Asset approaches – calculate the value of tangible and intangible assets. This approach is best used with asset heavy companies with tight margins and few intangibles and companies in distress. The adjusted net asset method is best employed as assets and liabilities are adjusted to current market values. The asset approach does not look at future earnings growth.

Market based – calculate the value based upon comparable companies that have been sold in the market. Revenues, profitability, industry, products, company size, are  key company characteristics which are used in determining similarities between a subject company and those in the marketplace. This approach can provide convincing indications of value as the method is using actual market transactions with similar businesses. A key challenge is identifying similar companies due to lack of data from completed private transactions. Our office has access to paid subscription data bases along with our own knowledge of past sale transactions.

Business valuation calculators – on-line calculators are where you need to input some numbers for a 12-month period such as sales, profit, cost of goods sold and the owner’s wage to compute a value. It is instant, quick, cheap, and possibly easy. Valuation is rarely that simple. Some calculators give asset, liquidation and enterprise and equity values but only market value matters when selling your business. This method does not address important factors including business sector, management team, customer profile, company strengths, market conditions, and future forecasts. They do not address sell ability issues.
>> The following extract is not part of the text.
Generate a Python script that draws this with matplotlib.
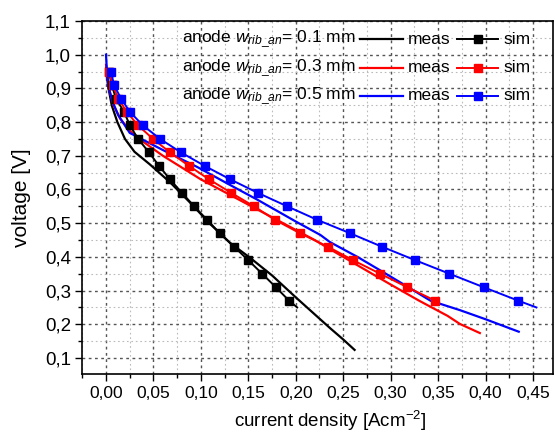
import matplotlib
matplotlib.use("Agg")
import matplotlib.pyplot as plt
from matplotlib.lines import Line2D
from matplotlib.ticker import MultipleLocator, FuncFormatter

plt.rcParams['font.family'] = ['Liberation Sans', 'DejaVu Sans']
plt.rcParams['mathtext.fontset'] = 'custom'
plt.rcParams['mathtext.rm'] = 'Liberation Sans'
plt.rcParams['mathtext.it'] = 'Liberation Sans:italic'

# ---- data (current density [A/cm2], voltage [V]) ----
black_meas_x = [0.000, 0.002, 0.006, 0.012, 0.020, 0.030, 0.046, 0.068, 0.089, 0.110, 0.131, 0.152, 0.175, 0.200, 0.236, 0.250, 0.262]
black_meas_y = [0.960, 0.910, 0.850, 0.800, 0.750, 0.712, 0.675, 0.620, 0.560, 0.497, 0.441, 0.397, 0.345, 0.280, 0.189, 0.155, 0.124]

red_meas_x = [0.000, 0.003, 0.008, 0.015, 0.025, 0.040, 0.060, 0.080, 0.100, 0.130, 0.160, 0.190, 0.220, 0.236, 0.270, 0.300, 0.330, 0.360, 0.373, 0.394]
red_meas_y = [0.970, 0.900, 0.850, 0.810, 0.775, 0.740, 0.700, 0.665, 0.630, 0.585, 0.540, 0.495, 0.450, 0.423, 0.367, 0.318, 0.270, 0.225, 0.201, 0.174]

blue_meas_x = [0.000, 0.001, 0.003, 0.007, 0.013, 0.025, 0.060, 0.096, 0.131, 0.160, 0.200, 0.226, 0.236, 0.265, 0.292, 0.318, 0.342, 0.373, 0.400, 0.435]
blue_meas_y = [1.000, 0.950, 0.900, 0.860, 0.820, 0.768, 0.717, 0.667, 0.613, 0.569, 0.505, 0.465, 0.444, 0.400, 0.355, 0.311, 0.270, 0.242, 0.215, 0.178]

sim_v = [0.95, 0.91, 0.87, 0.83, 0.79, 0.75, 0.71, 0.67, 0.63, 0.59, 0.55, 0.51, 0.47, 0.43, 0.39, 0.35, 0.31, 0.27]
black_sim_x = [0.003, 0.006, 0.0105, 0.019, 0.0253, 0.0338, 0.0454, 0.0559, 0.0675, 0.080, 0.093, 0.1065, 0.120, 0.135, 0.150, 0.1646, 0.179, 0.193]
red_sim_x = [0.003, 0.007, 0.013, 0.022, 0.0338, 0.0496, 0.0675, 0.0875, 0.1086, 0.132, 0.156, 0.178, 0.2046, 0.234, 0.2605, 0.289, 0.3175, 0.347]
blue_sim_x = [0.0053, 0.0084, 0.0158, 0.0253, 0.039, 0.057, 0.079, 0.104, 0.131, 0.160, 0.191, 0.2226, 0.2574, 0.291, 0.326, 0.362, 0.398, 0.4346]
# last simulated points (line only, no marker)
black_sim_end = (0.2015, 0.25)
blue_sim_end = (0.4536, 0.25)

rib_widths = ['0.1', '0.3', '0.5']
colors = ['black', 'red', 'blue']

x_ticks = [0.00, 0.05, 0.10, 0.15, 0.20, 0.25, 0.30, 0.35, 0.40, 0.45]
y_ticks = [0.1, 0.2, 0.3, 0.4, 0.5, 0.6, 0.7, 0.8, 0.9, 1.0, 1.1]

W, H = 555, 434
fig = plt.figure(figsize=(W / 100, H / 100), dpi=100)
ax = fig.add_axes([82 / W, 1 - 374 / H, (553 - 82) / W, (374 - 21) / H])

# grid
ax.set_axisbelow(True)
ax.xaxis.set_minor_locator(MultipleLocator(0.025))
ax.yaxis.set_minor_locator(MultipleLocator(0.05))
ax.grid(which='major', color='#555555', linestyle=(0, (2, 2.5)), linewidth=1.0)
ax.grid(which='minor', color='#bbbbbb', linestyle=(0, (1.5, 2.5)), linewidth=0.8)

lw_meas = 1.6
lw_sim = 1.4
ms = 5.5

ax.plot(black_meas_x, black_meas_y, color='black', lw=lw_meas, zorder=3)
ax.plot(red_meas_x, red_meas_y, color='red', lw=lw_meas, zorder=3)
ax.plot(blue_meas_x, blue_meas_y, color='blue', lw=lw_meas, zorder=3)

bx = black_sim_x + [black_sim_end[0]]
by = sim_v + [black_sim_end[1]]
ax.plot(bx, by, color='black', lw=lw_sim, marker='s', ms=ms, markevery=list(range(len(sim_v))), zorder=4)
ax.plot(red_sim_x, sim_v, color='red', lw=lw_sim, marker='s', ms=ms, zorder=4)
ux = blue_sim_x + [blue_sim_end[0]]
uy = sim_v + [blue_sim_end[1]]
ax.plot(ux, uy, color='blue', lw=lw_sim, marker='s', ms=ms, markevery=list(range(len(sim_v))), zorder=4)

ax.set_xlim(-0.0253, 0.4711)
ax.set_ylim(0.0525, 1.1)
ax.set_xticks(x_ticks)
ax.set_yticks(y_ticks)
ax.xaxis.set_major_formatter(FuncFormatter(lambda v, p: f"{v:.2f}".replace('.', ',')))
ax.yaxis.set_major_formatter(FuncFormatter(lambda v, p: f"{v:.1f}".replace('.', ',')))
ax.tick_params(axis='x', which='major', direction='out', length=5, width=1.0, labelsize=12.5, pad=4)
ax.tick_params(axis='y', which='major', direction='out', length=5, width=1.0, labelsize=13.5, pad=3)
ax.tick_params(which='minor', direction='out', length=3, width=1.0)
for s in ax.spines.values():
    s.set_linewidth(1.2)

fig.text(330 / W, 1 - 421 / H, 'current density [Acm$^{\\mathregular{-2}}$]', ha='center', va='center', fontsize=13.5)
fig.text(22 / W, 1 - ((21 + 374) / 2) / H, 'voltage [V]', ha='center', va='center', rotation=90, fontsize=15)

# custom legend
rows_y = [39, 68, 96]
for wv, c, yy in zip(rib_widths, colors, rows_y):
    yf = 1 - yy / H
    fig.text(182 / W, yf, 'anode $w_{rib\\_an}$= ' + wv + ' mm', ha='left', va='center', fontsize=12.5)
    fig.add_artist(Line2D([360 / W, 403 / W], [yf, yf], color=c, lw=lw_meas, transform=fig.transFigure))
    fig.text(408 / W, yf, 'meas', ha='left', va='center', fontsize=12.5)
    fig.add_artist(Line2D([457 / W, 498 / W], [yf, yf], color=c, lw=lw_sim, transform=fig.transFigure))
    fig.add_artist(Line2D([477.5 / W], [yf], color=c, marker='s', ms=ms, transform=fig.transFigure))
    fig.text(503 / W, yf, 'sim', ha='left', va='center', fontsize=12.5)

fig.savefig('out.png', dpi=100)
Rules of Thumb – these are multiples of revenue, sales, or net income. For example, a rule of thumb might be that x firms are selling at 3 – 4.5 times EBIDTA or 2 – 2.5 times revenue. There can be a lot of variation among rules of thumb providers. They tend to focus more on sales and revenue rather than profitability. They can be useful in generating a ballpark figure for business valuation.

 

How long does it take to sell a business?
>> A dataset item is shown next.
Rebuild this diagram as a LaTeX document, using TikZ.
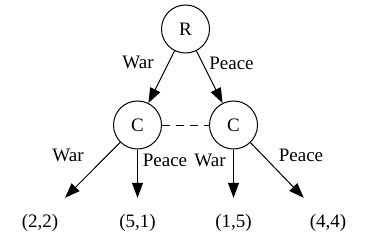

It generally takes 6 – 12 months to sell a private business. Factors that influence the timing include: price, market demand and position of your company within the market, investor perceived growth potential of your company, ability of the purchaser to secure financing, overall economic and conditions within your industry sector, and the smoothness of the negotiations. Sellers need  to respond to prospect inquiries in a timely manner with accurate information that is presented in a clear format.

 

What are the tax implications of Selling My Business?

The various tax implications of selling a business depend on your personal circumstances. CRA made significant proposed changes to taxation rules in 2024 most notably raising the capital gains inclusion rate from 50% to 66.67%. Apart from the purchase price, the real bottom line is the after-tax funds that you retain. It is important to consider the tax considerations before putting your business up for sale.
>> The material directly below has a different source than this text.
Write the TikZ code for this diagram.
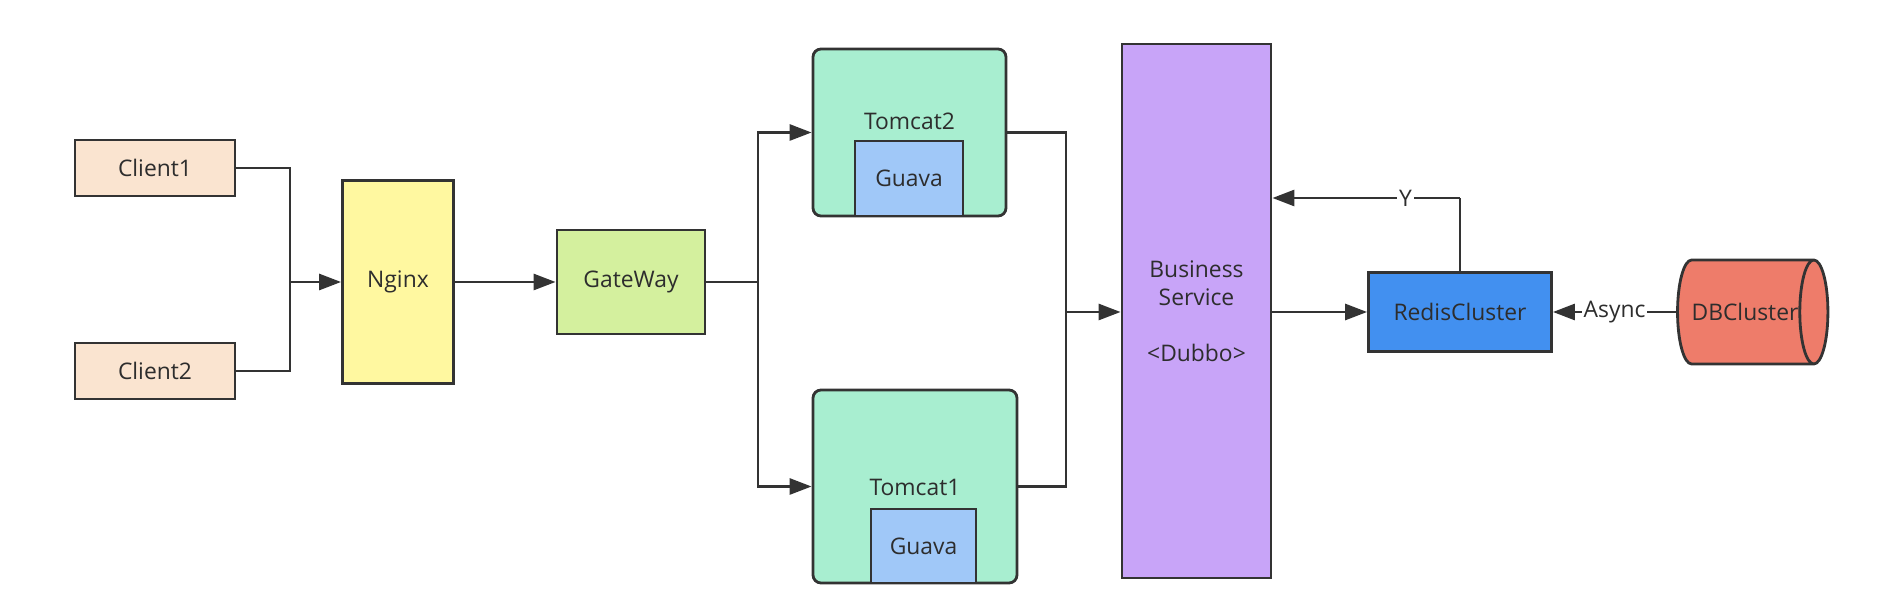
\documentclass[tikz,border=0pt]{standalone}
\usepackage{fontspec}
\setmainfont{Open Sans}
\usetikzlibrary{arrows.meta,shapes.geometric}
\definecolor{linegray}{RGB}{51,51,51}
\definecolor{textgray}{RGB}{45,45,45}
\definecolor{clientfill}{RGB}{250,228,208}
\definecolor{nginxfill}{RGB}{255,248,160}
\definecolor{gatefill}{RGB}{212,240,158}
\definecolor{tomcatfill}{RGB}{168,238,208}
\definecolor{guavafill}{RGB}{160,200,248}
\definecolor{servicefill}{RGB}{200,164,248}
\definecolor{redisfill}{RGB}{66,144,240}
\definecolor{dbfill}{RGB}{238,124,106}
\begin{document}
\begin{tikzpicture}[x=0.2mm,y=-0.2mm,
  box/.style={draw=linegray,line width=1.6pt,inner sep=0pt,align=center,
    text=textgray,font=\fontsize{13}{16}\selectfont},
  txt/.style={inner sep=1pt,text=textgray,font=\fontsize{13}{16}\selectfont},
  conn/.style={draw=linegray,line width=1.6pt},
  arr/.style={conn,-{Triangle[length=4.4mm,width=3.2mm]}}]
\useasboundingbox (0,0) rectangle (1878,616);

\node[box,fill=clientfill,minimum width=32mm,minimum height=11.2mm] (client1) at (155,168) {Client1};
\node[box,fill=clientfill,minimum width=32mm,minimum height=11.2mm] (client2) at (155,371) {Client2};
\node[box,fill=nginxfill,minimum width=22.2mm,minimum height=40.6mm] (nginx) at (398,282) {Nginx};
\node[box,fill=gatefill,minimum width=29.6mm,minimum height=20.8mm] (gateway) at (631,282) {GateWay};

\node[box,fill=tomcatfill,rounded corners=1.6mm,minimum width=38.6mm,minimum height=33.4mm] (tomcat2) at (909.5,132.5) {};
\node[txt] (tomcat2name) at (909.5,121) {Tomcat2};
\node[box,fill=guavafill,minimum width=21.6mm,minimum height=15mm] (guava2) at (909,178.5) {Guava};
\node[box,fill=tomcatfill,rounded corners=1.6mm,minimum width=40.8mm,minimum height=38.6mm] (tomcat1) at (915,486.5) {};
\node[txt] (tomcat1name) at (915,487) {Tomcat1};
\node[box,fill=guavafill,minimum width=21mm,minimum height=14.8mm] (guava1) at (923.5,546) {Guava};

\node[box,fill=servicefill,minimum width=29.8mm,minimum height=106.8mm] (service) at (1196.5,311) {Business\\Service\\[16pt]<Dubbo>};
\node[box,fill=redisfill,minimum width=36.6mm,minimum height=15.8mm] (redis) at (1460,312) {RedisCluster};
\node[box,fill=dbfill,cylinder,aspect=1.6,minimum height=30mm,minimum width=20.8mm] (db) at (1745,312) {DBCluster};

\coordinate (cj) at (290,282);
\draw[conn] (client1.east) -| (cj);
\draw[conn] (client2.east) -| (cj);
\draw[arr] (cj) -- (nginx.west);
\draw[arr] (nginx.east) -- (gateway.west);

\coordinate (gj) at (758,282);
\draw[conn] (gateway.east) -- (gj);
\draw[arr] (gj) |- (tomcat2.west);
\draw[arr] (gj) |- (tomcat1.west);

\coordinate (tj) at (1066,312);
\draw[conn] (tomcat2.east) -| (tj);
\draw[conn] (tomcat1.east) -| (tj);
\draw[arr] (tj) -- (service.west |- tj);

\draw[arr] (service.east |- redis) -- (redis.west);
\coordinate (ry) at (1460,198);
\draw[conn] (redis.north) -- (ry);
\draw[arr] (ry) -- node[txt,fill=white,pos=0.29] (ylabel) {Y} (service.east |- ry);
\draw[arr] (db.west) -- node[txt,fill=white,pos=0.5] (asynclabel) {Async} (redis.east);
\end{tikzpicture}
\end{document}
Is your business a sole proprietor or a corporation? When a sole proprietor sells a business, they are selling the assets of an unincorporated company. Assets can be tangible like equipment, property, or inventory or intangible like customer lists, patents, intellectual property, and good will.

Capital gains apply to the sale of a business based upon the difference between the proceeds and the cost of the assets. If depreciation was claimed on the assets there a recapture of past depreciation (capital cost allowance).

When selling an incorporated business CRA tax treatment depends on whether the sale is a share or asset sale. Each option has different tax consequences. In a share sale, the buyer purchases the shares of the business, and the seller realizes a capital gain or loss based upon the difference between the sale price and the adjusted cost base of the shares. All parts of the incorporated business are sold. Sellers often prefer a share sale. Sellers can qualify for the tax-free capital gain up to $1,016,836 in 2024 on the sale of qualified small business corporation shares. If your business is not incorporated, you may want to consider doing so before a sale to enable eligibility for the free lifetime capital gain.

In an asset sale the seller sells the business assets individually, resulting in different tax treatment of different assets. An asset sale can be more complex. Buyers often prefer assets sales as they can only purchases the assets they want and can possibly avoid taking on any corporate liabilities such as legal, financial, or contractual obligations of the past owner. Buyers may benefit from a step-up in the tax basis of the purchased assets resulting in enhanced depreciation and future tax savings.

It is possible to do a hybrid of a share sale and an asset sale with the overall goal of creating an acceptable balance of benefits and costs to the buyer and the seller. The income tax act also provides for options for business owners to sell to the next generation or to sell to employees through an ownership trust.

It is critical to get good tax planning advice. CRA does not give advice but provides general information they are required to communicate to taxpayers.